• **What is needed**:
In the entries below, find the line containing "Give me the" and the line containing "75.8, 73.7, 77.7]". Copy those two lines and everything between them exactly, without the pictures.

Start of Listed entries

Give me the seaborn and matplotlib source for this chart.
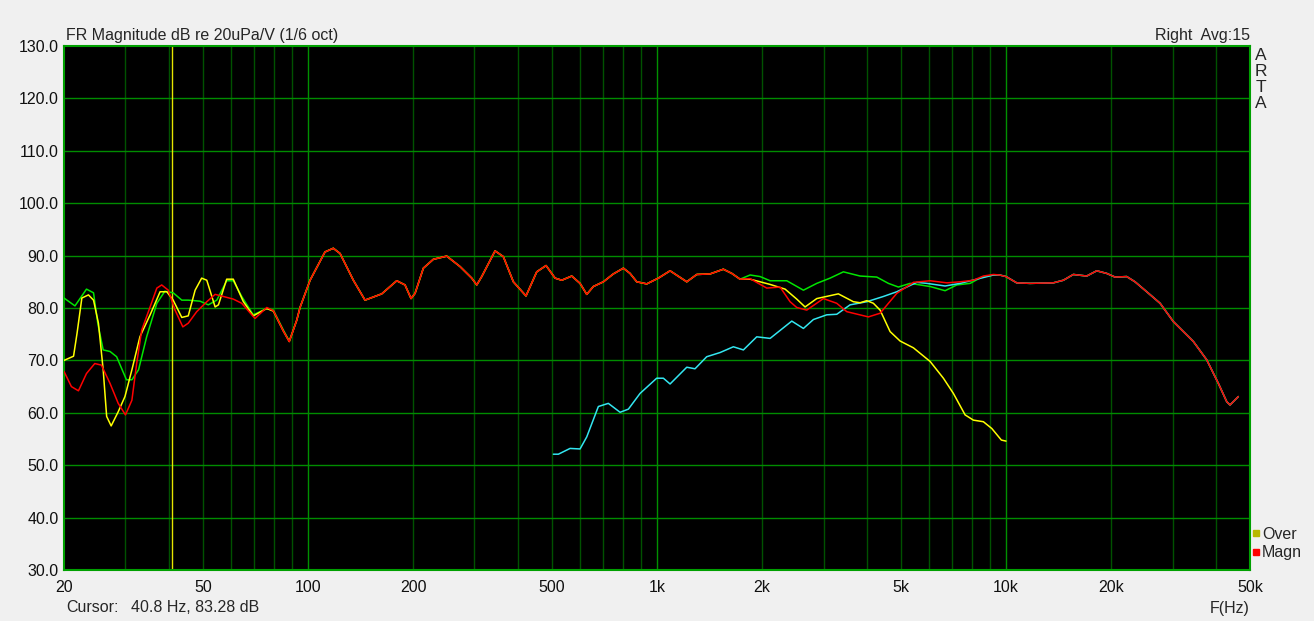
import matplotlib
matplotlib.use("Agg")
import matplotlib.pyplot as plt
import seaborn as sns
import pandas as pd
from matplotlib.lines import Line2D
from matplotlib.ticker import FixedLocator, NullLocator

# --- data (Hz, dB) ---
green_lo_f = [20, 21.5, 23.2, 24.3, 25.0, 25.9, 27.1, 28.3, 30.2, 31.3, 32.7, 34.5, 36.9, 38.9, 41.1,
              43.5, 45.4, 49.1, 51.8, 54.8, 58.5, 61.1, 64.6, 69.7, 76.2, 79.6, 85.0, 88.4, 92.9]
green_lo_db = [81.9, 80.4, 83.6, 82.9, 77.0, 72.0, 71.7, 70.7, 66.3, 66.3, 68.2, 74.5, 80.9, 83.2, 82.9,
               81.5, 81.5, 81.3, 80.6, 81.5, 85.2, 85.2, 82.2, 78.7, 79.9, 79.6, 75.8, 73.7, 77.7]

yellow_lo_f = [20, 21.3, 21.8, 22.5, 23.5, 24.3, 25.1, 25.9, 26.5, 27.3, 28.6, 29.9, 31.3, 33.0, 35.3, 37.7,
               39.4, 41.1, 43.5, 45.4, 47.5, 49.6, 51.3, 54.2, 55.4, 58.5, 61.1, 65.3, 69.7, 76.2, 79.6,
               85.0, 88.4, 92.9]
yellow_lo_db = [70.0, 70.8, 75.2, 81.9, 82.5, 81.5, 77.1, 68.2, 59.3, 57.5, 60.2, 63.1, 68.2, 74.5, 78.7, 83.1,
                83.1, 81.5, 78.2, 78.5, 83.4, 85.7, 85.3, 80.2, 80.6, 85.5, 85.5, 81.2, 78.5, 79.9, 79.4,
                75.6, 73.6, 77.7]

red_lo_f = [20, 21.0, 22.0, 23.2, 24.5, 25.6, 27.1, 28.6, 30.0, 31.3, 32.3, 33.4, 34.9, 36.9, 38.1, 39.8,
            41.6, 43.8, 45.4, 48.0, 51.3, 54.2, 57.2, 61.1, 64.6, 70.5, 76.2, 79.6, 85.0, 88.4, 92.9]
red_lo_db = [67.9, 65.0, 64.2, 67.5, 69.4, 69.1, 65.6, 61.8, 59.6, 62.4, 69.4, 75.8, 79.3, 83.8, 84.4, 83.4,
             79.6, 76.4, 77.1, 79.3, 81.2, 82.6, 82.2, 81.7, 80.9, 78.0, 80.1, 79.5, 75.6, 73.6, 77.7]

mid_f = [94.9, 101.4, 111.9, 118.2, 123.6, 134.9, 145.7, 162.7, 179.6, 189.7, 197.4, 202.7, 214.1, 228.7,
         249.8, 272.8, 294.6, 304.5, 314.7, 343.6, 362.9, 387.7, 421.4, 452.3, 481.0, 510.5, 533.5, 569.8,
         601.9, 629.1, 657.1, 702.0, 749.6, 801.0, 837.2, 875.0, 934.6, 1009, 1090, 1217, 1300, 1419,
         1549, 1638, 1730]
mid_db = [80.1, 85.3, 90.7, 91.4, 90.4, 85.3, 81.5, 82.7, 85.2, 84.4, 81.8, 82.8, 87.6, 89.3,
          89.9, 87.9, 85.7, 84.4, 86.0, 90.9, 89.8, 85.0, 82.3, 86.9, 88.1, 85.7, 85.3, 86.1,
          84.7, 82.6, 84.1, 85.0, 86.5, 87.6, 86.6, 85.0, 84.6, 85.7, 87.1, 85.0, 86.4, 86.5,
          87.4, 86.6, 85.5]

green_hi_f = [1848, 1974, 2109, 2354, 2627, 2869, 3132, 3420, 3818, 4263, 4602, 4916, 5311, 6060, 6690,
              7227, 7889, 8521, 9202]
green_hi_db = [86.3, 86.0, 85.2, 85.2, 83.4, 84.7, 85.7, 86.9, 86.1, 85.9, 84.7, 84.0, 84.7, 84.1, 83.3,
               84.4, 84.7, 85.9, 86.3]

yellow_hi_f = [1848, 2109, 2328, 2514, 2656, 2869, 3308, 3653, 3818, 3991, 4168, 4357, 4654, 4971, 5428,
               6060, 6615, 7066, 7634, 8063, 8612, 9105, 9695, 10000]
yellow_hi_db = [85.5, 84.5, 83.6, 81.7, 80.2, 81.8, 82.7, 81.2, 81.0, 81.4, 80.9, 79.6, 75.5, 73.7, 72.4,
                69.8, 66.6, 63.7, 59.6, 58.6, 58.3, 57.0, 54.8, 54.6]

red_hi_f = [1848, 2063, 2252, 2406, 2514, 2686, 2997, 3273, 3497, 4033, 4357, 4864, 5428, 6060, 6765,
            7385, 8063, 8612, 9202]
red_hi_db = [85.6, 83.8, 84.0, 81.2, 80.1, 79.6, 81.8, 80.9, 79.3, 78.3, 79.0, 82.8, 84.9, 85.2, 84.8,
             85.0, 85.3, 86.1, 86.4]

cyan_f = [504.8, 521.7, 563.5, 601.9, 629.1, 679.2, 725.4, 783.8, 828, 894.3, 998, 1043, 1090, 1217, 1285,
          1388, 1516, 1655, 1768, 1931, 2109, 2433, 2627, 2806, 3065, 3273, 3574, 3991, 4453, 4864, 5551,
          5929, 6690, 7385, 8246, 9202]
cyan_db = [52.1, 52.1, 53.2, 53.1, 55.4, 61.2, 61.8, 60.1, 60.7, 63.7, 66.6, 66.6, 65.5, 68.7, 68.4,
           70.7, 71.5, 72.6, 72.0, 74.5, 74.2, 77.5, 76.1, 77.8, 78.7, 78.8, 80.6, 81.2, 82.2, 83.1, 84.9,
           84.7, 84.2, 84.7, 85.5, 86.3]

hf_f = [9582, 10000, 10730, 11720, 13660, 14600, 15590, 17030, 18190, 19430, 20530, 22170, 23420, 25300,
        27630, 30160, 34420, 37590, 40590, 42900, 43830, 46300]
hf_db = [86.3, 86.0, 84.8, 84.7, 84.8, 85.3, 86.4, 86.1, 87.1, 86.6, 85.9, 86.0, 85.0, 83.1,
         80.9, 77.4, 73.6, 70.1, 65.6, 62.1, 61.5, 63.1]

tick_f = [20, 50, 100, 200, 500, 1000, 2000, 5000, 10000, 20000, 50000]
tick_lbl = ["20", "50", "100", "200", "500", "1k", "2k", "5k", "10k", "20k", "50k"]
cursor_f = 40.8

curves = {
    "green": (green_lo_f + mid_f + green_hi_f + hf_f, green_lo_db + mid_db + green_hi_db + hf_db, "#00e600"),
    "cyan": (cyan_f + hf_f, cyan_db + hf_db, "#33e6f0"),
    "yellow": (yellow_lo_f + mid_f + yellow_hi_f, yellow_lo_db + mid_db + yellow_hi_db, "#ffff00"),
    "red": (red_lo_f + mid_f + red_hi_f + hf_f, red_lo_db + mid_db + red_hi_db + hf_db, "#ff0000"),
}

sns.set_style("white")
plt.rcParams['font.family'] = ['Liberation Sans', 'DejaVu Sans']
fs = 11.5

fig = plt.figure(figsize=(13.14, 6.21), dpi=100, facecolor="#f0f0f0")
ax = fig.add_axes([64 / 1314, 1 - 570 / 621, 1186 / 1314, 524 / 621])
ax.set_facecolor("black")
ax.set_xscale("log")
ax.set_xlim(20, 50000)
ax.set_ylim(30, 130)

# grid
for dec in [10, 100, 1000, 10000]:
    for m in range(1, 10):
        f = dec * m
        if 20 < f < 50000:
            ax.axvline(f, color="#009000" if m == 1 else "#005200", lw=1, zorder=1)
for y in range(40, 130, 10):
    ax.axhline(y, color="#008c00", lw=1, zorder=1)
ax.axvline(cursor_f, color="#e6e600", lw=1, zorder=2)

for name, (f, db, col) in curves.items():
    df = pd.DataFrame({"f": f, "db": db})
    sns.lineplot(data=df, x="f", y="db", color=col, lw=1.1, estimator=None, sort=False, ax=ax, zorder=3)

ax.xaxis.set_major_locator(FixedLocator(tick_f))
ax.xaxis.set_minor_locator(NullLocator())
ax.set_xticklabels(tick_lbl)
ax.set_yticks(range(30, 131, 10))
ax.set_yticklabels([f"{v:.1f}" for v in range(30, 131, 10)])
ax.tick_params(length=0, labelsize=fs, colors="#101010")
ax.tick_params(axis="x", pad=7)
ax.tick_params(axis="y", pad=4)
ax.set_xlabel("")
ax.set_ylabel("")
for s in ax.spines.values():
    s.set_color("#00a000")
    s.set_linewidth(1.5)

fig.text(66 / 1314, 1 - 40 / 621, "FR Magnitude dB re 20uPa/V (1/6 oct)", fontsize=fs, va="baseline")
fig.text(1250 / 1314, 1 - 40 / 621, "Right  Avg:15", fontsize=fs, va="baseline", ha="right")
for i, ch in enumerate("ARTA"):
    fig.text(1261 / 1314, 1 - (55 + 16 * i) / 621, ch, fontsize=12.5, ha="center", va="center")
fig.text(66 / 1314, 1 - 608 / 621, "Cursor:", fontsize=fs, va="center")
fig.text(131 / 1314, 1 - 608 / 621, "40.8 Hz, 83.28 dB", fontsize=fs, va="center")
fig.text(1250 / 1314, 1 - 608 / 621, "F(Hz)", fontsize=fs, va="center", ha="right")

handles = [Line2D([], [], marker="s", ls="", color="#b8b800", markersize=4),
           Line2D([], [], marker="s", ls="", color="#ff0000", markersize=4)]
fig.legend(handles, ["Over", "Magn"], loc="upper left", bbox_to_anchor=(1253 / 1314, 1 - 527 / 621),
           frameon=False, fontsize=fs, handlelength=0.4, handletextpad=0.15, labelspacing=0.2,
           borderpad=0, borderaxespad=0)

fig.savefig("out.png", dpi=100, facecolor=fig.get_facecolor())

End of Listed entries
Start of Listed entries

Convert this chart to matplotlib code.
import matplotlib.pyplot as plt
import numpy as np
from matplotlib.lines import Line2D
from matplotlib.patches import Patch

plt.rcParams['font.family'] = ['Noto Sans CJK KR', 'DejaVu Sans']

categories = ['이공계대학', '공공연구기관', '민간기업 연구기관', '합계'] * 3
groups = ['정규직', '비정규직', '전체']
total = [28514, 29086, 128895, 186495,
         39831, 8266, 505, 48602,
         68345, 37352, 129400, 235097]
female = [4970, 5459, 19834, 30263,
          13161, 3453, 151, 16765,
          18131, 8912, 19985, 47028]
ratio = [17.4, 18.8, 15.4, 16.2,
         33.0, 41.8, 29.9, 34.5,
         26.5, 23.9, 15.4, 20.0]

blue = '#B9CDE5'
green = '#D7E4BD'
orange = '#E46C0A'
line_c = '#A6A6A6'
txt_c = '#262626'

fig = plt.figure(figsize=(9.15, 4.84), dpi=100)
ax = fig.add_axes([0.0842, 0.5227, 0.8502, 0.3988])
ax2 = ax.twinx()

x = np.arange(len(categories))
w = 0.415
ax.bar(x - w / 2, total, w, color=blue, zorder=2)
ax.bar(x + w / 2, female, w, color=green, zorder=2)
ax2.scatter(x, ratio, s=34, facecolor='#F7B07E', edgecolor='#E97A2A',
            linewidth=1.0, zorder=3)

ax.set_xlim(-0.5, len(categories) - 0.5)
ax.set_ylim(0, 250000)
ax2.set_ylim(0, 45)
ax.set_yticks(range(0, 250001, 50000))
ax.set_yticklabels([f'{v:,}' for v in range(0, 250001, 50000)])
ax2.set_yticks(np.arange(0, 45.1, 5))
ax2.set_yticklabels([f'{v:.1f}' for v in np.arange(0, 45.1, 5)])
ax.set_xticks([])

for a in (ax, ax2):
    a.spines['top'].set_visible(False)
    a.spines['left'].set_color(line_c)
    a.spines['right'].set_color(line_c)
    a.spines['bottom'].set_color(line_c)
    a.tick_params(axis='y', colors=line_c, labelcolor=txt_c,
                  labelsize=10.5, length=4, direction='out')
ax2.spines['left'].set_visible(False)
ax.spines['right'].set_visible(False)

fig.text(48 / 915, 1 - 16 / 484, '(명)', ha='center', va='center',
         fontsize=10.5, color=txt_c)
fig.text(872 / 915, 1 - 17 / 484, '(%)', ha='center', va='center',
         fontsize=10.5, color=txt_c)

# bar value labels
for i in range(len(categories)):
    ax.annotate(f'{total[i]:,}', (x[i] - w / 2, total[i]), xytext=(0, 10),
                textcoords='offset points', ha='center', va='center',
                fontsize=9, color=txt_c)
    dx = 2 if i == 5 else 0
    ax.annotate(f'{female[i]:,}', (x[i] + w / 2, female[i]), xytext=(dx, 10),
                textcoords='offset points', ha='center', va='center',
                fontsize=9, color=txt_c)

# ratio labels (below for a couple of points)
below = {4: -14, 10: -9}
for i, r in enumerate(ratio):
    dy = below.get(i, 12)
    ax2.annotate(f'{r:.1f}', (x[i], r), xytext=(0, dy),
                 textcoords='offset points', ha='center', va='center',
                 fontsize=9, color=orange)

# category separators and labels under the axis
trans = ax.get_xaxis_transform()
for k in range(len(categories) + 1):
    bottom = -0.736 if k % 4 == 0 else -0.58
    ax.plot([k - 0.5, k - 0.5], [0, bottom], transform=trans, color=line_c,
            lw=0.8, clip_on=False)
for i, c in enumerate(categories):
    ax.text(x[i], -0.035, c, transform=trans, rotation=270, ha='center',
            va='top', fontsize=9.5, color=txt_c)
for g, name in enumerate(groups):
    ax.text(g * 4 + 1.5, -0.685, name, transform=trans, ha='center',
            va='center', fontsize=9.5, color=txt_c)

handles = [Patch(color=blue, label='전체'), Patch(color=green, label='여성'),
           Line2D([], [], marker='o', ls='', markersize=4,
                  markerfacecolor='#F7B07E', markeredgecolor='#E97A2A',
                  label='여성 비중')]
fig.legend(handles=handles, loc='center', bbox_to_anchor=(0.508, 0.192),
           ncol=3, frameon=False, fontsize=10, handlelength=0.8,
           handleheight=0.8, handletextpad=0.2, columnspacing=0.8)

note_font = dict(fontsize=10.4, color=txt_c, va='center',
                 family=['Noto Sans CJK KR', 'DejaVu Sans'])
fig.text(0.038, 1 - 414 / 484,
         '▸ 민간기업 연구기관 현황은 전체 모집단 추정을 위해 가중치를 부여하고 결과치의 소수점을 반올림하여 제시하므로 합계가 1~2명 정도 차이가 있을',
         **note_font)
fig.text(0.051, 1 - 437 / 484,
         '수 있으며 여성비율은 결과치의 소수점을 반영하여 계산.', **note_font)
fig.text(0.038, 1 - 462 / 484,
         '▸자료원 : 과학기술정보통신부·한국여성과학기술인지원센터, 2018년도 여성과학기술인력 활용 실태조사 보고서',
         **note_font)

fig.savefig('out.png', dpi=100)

End of Listed entries

• **Exercise response**:
Give me the seaborn and matplotlib source for this chart.
import matplotlib
matplotlib.use("Agg")
import matplotlib.pyplot as plt
import seaborn as sns
import pandas as pd
from matplotlib.lines import Line2D
from matplotlib.ticker import FixedLocator, NullLocator

# --- data (Hz, dB) ---
green_lo_f = [20, 21.5, 23.2, 24.3, 25.0, 25.9, 27.1, 28.3, 30.2, 31.3, 32.7, 34.5, 36.9, 38.9, 41.1,
              43.5, 45.4, 49.1, 51.8, 54.8, 58.5, 61.1, 64.6, 69.7, 76.2, 79.6, 85.0, 88.4, 92.9]
green_lo_db = [81.9, 80.4, 83.6, 82.9, 77.0, 72.0, 71.7, 70.7, 66.3, 66.3, 68.2, 74.5, 80.9, 83.2, 82.9,
               81.5, 81.5, 81.3, 80.6, 81.5, 85.2, 85.2, 82.2, 78.7, 79.9, 79.6, 75.8, 73.7, 77.7]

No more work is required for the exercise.